Data section
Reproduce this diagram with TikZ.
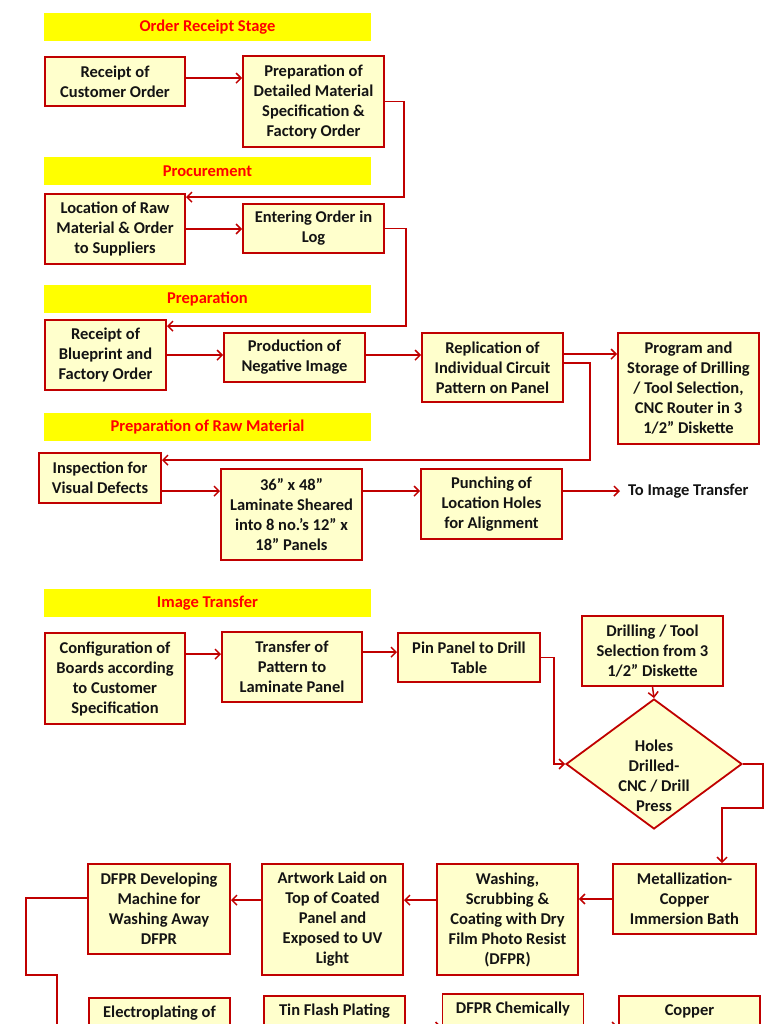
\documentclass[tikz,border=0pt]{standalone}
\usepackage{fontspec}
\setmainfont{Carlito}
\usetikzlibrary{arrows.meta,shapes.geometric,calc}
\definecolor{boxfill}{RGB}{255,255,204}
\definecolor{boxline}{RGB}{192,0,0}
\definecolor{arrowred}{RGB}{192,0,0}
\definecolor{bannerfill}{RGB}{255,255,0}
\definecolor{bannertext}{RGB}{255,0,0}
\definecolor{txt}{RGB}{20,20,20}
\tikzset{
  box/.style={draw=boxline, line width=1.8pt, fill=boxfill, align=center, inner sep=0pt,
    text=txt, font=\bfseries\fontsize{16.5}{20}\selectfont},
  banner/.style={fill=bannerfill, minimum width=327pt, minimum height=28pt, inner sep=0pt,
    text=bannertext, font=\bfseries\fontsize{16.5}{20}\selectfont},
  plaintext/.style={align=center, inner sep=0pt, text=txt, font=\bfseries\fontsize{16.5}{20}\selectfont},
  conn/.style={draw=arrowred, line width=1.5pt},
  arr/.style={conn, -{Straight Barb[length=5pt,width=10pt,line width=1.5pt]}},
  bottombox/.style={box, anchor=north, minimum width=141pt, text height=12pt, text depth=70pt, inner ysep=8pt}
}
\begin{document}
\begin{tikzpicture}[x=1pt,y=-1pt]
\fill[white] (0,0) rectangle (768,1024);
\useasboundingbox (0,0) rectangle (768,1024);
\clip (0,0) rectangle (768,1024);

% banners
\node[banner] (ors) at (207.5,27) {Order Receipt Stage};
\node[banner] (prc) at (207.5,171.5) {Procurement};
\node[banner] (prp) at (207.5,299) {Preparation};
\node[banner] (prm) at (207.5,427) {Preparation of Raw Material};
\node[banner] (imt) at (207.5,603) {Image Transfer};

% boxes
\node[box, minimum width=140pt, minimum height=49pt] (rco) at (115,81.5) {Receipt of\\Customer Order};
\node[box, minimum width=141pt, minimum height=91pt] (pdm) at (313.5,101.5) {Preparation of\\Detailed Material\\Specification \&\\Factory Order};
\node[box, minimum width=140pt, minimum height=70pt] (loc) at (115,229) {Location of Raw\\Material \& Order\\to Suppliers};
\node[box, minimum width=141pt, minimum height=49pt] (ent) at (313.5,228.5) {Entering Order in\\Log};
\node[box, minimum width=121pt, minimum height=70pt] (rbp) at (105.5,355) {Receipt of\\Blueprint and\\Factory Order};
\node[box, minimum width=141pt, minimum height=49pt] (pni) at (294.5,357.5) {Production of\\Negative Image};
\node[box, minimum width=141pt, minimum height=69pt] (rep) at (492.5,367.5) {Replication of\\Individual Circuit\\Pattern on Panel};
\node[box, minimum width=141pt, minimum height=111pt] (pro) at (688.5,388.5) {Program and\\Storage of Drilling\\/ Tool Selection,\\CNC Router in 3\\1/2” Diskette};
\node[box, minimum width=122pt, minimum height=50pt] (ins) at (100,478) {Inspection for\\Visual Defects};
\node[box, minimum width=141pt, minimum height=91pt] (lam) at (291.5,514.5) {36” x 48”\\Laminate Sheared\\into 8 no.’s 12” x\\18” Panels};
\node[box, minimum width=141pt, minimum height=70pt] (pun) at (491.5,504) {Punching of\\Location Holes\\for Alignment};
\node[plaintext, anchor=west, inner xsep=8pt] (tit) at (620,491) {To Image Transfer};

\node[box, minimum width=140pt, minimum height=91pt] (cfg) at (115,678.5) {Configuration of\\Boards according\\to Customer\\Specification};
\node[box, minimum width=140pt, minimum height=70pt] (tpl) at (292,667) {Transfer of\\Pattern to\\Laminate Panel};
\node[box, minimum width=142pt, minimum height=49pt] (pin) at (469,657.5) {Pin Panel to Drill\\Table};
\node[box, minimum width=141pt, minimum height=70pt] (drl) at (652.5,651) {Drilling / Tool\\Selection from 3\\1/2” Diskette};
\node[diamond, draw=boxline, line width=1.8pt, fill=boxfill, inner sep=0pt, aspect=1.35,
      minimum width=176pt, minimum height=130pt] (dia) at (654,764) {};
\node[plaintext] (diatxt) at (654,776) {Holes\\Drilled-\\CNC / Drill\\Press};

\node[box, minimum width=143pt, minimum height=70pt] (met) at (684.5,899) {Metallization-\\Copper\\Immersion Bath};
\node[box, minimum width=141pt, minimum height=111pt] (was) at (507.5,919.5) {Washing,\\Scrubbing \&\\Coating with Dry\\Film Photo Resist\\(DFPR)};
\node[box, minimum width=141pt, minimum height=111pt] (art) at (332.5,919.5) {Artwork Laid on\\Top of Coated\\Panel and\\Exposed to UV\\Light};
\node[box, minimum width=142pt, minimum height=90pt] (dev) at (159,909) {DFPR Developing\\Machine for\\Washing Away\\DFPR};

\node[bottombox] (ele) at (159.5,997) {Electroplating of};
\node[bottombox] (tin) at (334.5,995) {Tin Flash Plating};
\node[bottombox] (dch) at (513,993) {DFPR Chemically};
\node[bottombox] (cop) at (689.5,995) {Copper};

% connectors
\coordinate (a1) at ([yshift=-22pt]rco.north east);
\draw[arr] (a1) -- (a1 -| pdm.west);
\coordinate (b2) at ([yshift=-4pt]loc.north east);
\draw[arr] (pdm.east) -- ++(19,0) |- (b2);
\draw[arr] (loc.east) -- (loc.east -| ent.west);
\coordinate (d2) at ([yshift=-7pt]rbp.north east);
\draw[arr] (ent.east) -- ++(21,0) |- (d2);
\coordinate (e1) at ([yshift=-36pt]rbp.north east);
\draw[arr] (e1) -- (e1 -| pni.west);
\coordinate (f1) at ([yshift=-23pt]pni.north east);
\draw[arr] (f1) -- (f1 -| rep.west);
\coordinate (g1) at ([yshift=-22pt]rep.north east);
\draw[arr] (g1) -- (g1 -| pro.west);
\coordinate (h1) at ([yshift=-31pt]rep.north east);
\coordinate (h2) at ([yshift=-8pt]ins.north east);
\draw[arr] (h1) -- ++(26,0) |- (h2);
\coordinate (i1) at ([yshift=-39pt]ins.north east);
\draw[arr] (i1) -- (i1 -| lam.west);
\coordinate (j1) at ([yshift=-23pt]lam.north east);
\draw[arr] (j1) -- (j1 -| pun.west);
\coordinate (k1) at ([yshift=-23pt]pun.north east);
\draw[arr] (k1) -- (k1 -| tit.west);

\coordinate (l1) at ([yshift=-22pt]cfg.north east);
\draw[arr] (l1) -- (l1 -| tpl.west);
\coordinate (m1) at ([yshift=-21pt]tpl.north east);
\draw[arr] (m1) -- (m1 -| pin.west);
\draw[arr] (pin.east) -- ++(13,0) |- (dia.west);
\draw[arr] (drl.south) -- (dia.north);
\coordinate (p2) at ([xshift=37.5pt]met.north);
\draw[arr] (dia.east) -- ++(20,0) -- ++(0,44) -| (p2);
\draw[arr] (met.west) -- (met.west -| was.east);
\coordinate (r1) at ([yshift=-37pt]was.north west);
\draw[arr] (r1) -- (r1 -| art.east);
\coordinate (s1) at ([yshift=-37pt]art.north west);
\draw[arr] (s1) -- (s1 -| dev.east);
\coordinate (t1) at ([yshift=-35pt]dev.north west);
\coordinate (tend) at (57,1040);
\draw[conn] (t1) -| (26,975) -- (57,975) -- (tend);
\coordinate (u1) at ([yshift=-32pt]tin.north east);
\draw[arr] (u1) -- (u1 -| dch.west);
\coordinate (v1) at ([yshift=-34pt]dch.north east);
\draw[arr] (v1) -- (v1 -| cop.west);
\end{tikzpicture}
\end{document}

What you have to do
Skip every picture and transcribe the data above exactly.

Exercise answer
Reproduce this diagram with TikZ.
\documentclass[tikz,border=0pt]{standalone}
\usepackage{fontspec}
\setmainfont{Carlito}
\usetikzlibrary{arrows.meta,shapes.geometric,calc}
\definecolor{boxfill}{RGB}{255,255,204}
\definecolor{boxline}{RGB}{192,0,0}
\definecolor{arrowred}{RGB}{192,0,0}
\definecolor{bannerfill}{RGB}{255,255,0}
\definecolor{bannertext}{RGB}{255,0,0}
\definecolor{txt}{RGB}{20,20,20}
\tikzset{
  box/.style={draw=boxline, line width=1.8pt, fill=boxfill, align=center, inner sep=0pt,
    text=txt, font=\bfseries\fontsize{16.5}{20}\selectfont},
  banner/.style={fill=bannerfill, minimum width=327pt, minimum height=28pt, inner sep=0pt,
    text=bannertext, font=\bfseries\fontsize{16.5}{20}\selectfont},
  plaintext/.style={align=center, inner sep=0pt, text=txt, font=\bfseries\fontsize{16.5}{20}\selectfont},
  conn/.style={draw=arrowred, line width=1.5pt},
  arr/.style={conn, -{Straight Barb[length=5pt,width=10pt,line width=1.5pt]}},
  bottombox/.style={box, anchor=north, minimum width=141pt, text height=12pt, text depth=70pt, inner ysep=8pt}
}
\begin{document}
\begin{tikzpicture}[x=1pt,y=-1pt]
\fill[white] (0,0) rectangle (768,1024);
\useasboundingbox (0,0) rectangle (768,1024);
\clip (0,0) rectangle (768,1024);

% banners
\node[banner] (ors) at (207.5,27) {Order Receipt Stage};
\node[banner] (prc) at (207.5,171.5) {Procurement};
\node[banner] (prp) at (207.5,299) {Preparation};
\node[banner] (prm) at (207.5,427) {Preparation of Raw Material};
\node[banner] (imt) at (207.5,603) {Image Transfer};

% boxes
\node[box, minimum width=140pt, minimum height=49pt] (rco) at (115,81.5) {Receipt of\\Customer Order};
\node[box, minimum width=141pt, minimum height=91pt] (pdm) at (313.5,101.5) {Preparation of\\Detailed Material\\Specification \&\\Factory Order};
\node[box, minimum width=140pt, minimum height=70pt] (loc) at (115,229) {Location of Raw\\Material \& Order\\to Suppliers};
\node[box, minimum width=141pt, minimum height=49pt] (ent) at (313.5,228.5) {Entering Order in\\Log};
\node[box, minimum width=121pt, minimum height=70pt] (rbp) at (105.5,355) {Receipt of\\Blueprint and\\Factory Order};
\node[box, minimum width=141pt, minimum height=49pt] (pni) at (294.5,357.5) {Production of\\Negative Image};
\node[box, minimum width=141pt, minimum height=69pt] (rep) at (492.5,367.5) {Replication of\\Individual Circuit\\Pattern on Panel};
\node[box, minimum width=141pt, minimum height=111pt] (pro) at (688.5,388.5) {Program and\\Storage of Drilling\\/ Tool Selection,\\CNC Router in 3\\1/2” Diskette};
\node[box, minimum width=122pt, minimum height=50pt] (ins) at (100,478) {Inspection for\\Visual Defects};
\node[box, minimum width=141pt, minimum height=91pt] (lam) at (291.5,514.5) {36” x 48”\\Laminate Sheared\\into 8 no.’s 12” x\\18” Panels};
\node[box, minimum width=141pt, minimum height=70pt] (pun) at (491.5,504) {Punching of\\Location Holes\\for Alignment};
\node[plaintext, anchor=west, inner xsep=8pt] (tit) at (620,491) {To Image Transfer};

\node[box, minimum width=140pt, minimum height=91pt] (cfg) at (115,678.5) {Configuration of\\Boards according\\to Customer\\Specification};
\node[box, minimum width=140pt, minimum height=70pt] (tpl) at (292,667) {Transfer of\\Pattern to\\Laminate Panel};
\node[box, minimum width=142pt, minimum height=49pt] (pin) at (469,657.5) {Pin Panel to Drill\\Table};
\node[box, minimum width=141pt, minimum height=70pt] (drl) at (652.5,651) {Drilling / Tool\\Selection from 3\\1/2” Diskette};
\node[diamond, draw=boxline, line width=1.8pt, fill=boxfill, inner sep=0pt, aspect=1.35,
      minimum width=176pt, minimum height=130pt] (dia) at (654,764) {};
\node[plaintext] (diatxt) at (654,776) {Holes\\Drilled-\\CNC / Drill\\Press};

\node[box, minimum width=143pt, minimum height=70pt] (met) at (684.5,899) {Metallization-\\Copper\\Immersion Bath};
\node[box, minimum width=141pt, minimum height=111pt] (was) at (507.5,919.5) {Washing,\\Scrubbing \&\\Coating with Dry\\Film Photo Resist\\(DFPR)};
\node[box, minimum width=141pt, minimum height=111pt] (art) at (332.5,919.5) {Artwork Laid on\\Top of Coated\\Panel and\\Exposed to UV\\Light};
\node[box, minimum width=142pt, minimum height=90pt] (dev) at (159,909) {DFPR Developing\\Machine for\\Washing Away\\DFPR};

\node[bottombox] (ele) at (159.5,997) {Electroplating of};
\node[bottombox] (tin) at (334.5,995) {Tin Flash Plating};
\node[bottombox] (dch) at (513,993) {DFPR Chemically};
\node[bottombox] (cop) at (689.5,995) {Copper};

% connectors
\coordinate (a1) at ([yshift=-22pt]rco.north east);
\draw[arr] (a1) -- (a1 -| pdm.west);
\coordinate (b2) at ([yshift=-4pt]loc.north east);
\draw[arr] (pdm.east) -- ++(19,0) |- (b2);
\draw[arr] (loc.east) -- (loc.east -| ent.west);
\coordinate (d2) at ([yshift=-7pt]rbp.north east);
\draw[arr] (ent.east) -- ++(21,0) |- (d2);
\coordinate (e1) at ([yshift=-36pt]rbp.north east);
\draw[arr] (e1) -- (e1 -| pni.west);
\coordinate (f1) at ([yshift=-23pt]pni.north east);
\draw[arr] (f1) -- (f1 -| rep.west);
\coordinate (g1) at ([yshift=-22pt]rep.north east);
\draw[arr] (g1) -- (g1 -| pro.west);
\coordinate (h1) at ([yshift=-31pt]rep.north east);
\coordinate (h2) at ([yshift=-8pt]ins.north east);
\draw[arr] (h1) -- ++(26,0) |- (h2);
\coordinate (i1) at ([yshift=-39pt]ins.north east);
\draw[arr] (i1) -- (i1 -| lam.west);
\coordinate (j1) at ([yshift=-23pt]lam.north east);
\draw[arr] (j1) -- (j1 -| pun.west);
\coordinate (k1) at ([yshift=-23pt]pun.north east);
\draw[arr] (k1) -- (k1 -| tit.west);

\coordinate (l1) at ([yshift=-22pt]cfg.north east);
\draw[arr] (l1) -- (l1 -| tpl.west);
\coordinate (m1) at ([yshift=-21pt]tpl.north east);
\draw[arr] (m1) -- (m1 -| pin.west);
\draw[arr] (pin.east) -- ++(13,0) |- (dia.west);
\draw[arr] (drl.south) -- (dia.north);
\coordinate (p2) at ([xshift=37.5pt]met.north);
\draw[arr] (dia.east) -- ++(20,0) -- ++(0,44) -| (p2);
\draw[arr] (met.west) -- (met.west -| was.east);
\coordinate (r1) at ([yshift=-37pt]was.north west);
\draw[arr] (r1) -- (r1 -| art.east);
\coordinate (s1) at ([yshift=-37pt]art.north west);
\draw[arr] (s1) -- (s1 -| dev.east);
\coordinate (t1) at ([yshift=-35pt]dev.north west);
\coordinate (tend) at (57,1040);
\draw[conn] (t1) -| (26,975) -- (57,975) -- (tend);
\coordinate (u1) at ([yshift=-32pt]tin.north east);
\draw[arr] (u1) -- (u1 -| dch.west);
\coordinate (v1) at ([yshift=-34pt]dch.north east);
\draw[arr] (v1) -- (v1 -| cop.west);
\end{tikzpicture}
\end{document}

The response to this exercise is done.